What I noticed immediately was that some programs took an exceptionally long time to compile -- in some cases so long that I wound up killing the build process, as it was hogging all the system resources. Programs that did compile ran dramatically slower than on my regular laptop -- between 200-300 times slower in fact.
I'm not complaining at all -- it would be insane to expect the setup on the Pi to be able to come anywhere near the performance of an i7 processor -- but I was a little surprised to have quite such a large order of magnitude difference, and I'd like to try and understand why (and if there is any advice on writing Pi-friendly programs).
In the case of compiler speed, the programs that were problematic were fairly template-heavy C++, while C code seemed to compile fairly quickly. So I'm putting that down just to the much more intense effort the compiler has to put in for template-heavy code.

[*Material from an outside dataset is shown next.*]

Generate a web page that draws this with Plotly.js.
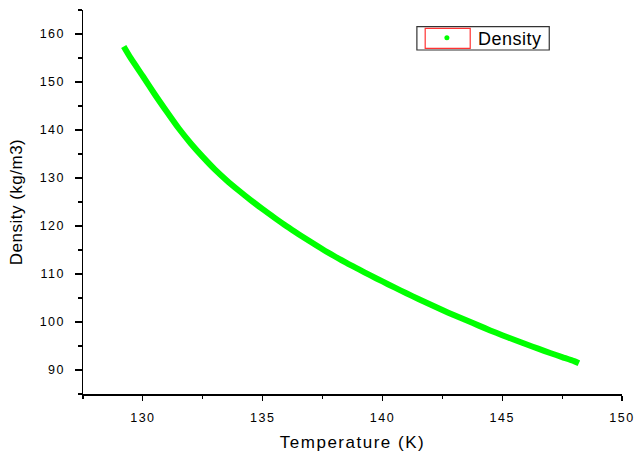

On the other hand, I don't have a ready explanation for the massive speed difference in running programs. At first I thought it might be due to software- rather than hardware-based floating point; a purely integer-based program was relatively faster, but still very slow (about 200 times slower as opposed to nearly 300 times slower for a program with a fair amount of FP). So I'm curious as to why -- and if there are any design choices I can make that might aid performance.
It may be clear by now that my understanding of hardware-related effects on code performance is not great. But that seems a good reason to play with something like the Raspberry Pi -- it's not just kids that can learn from this device ...

Thanks in advance for any thoughts or advice.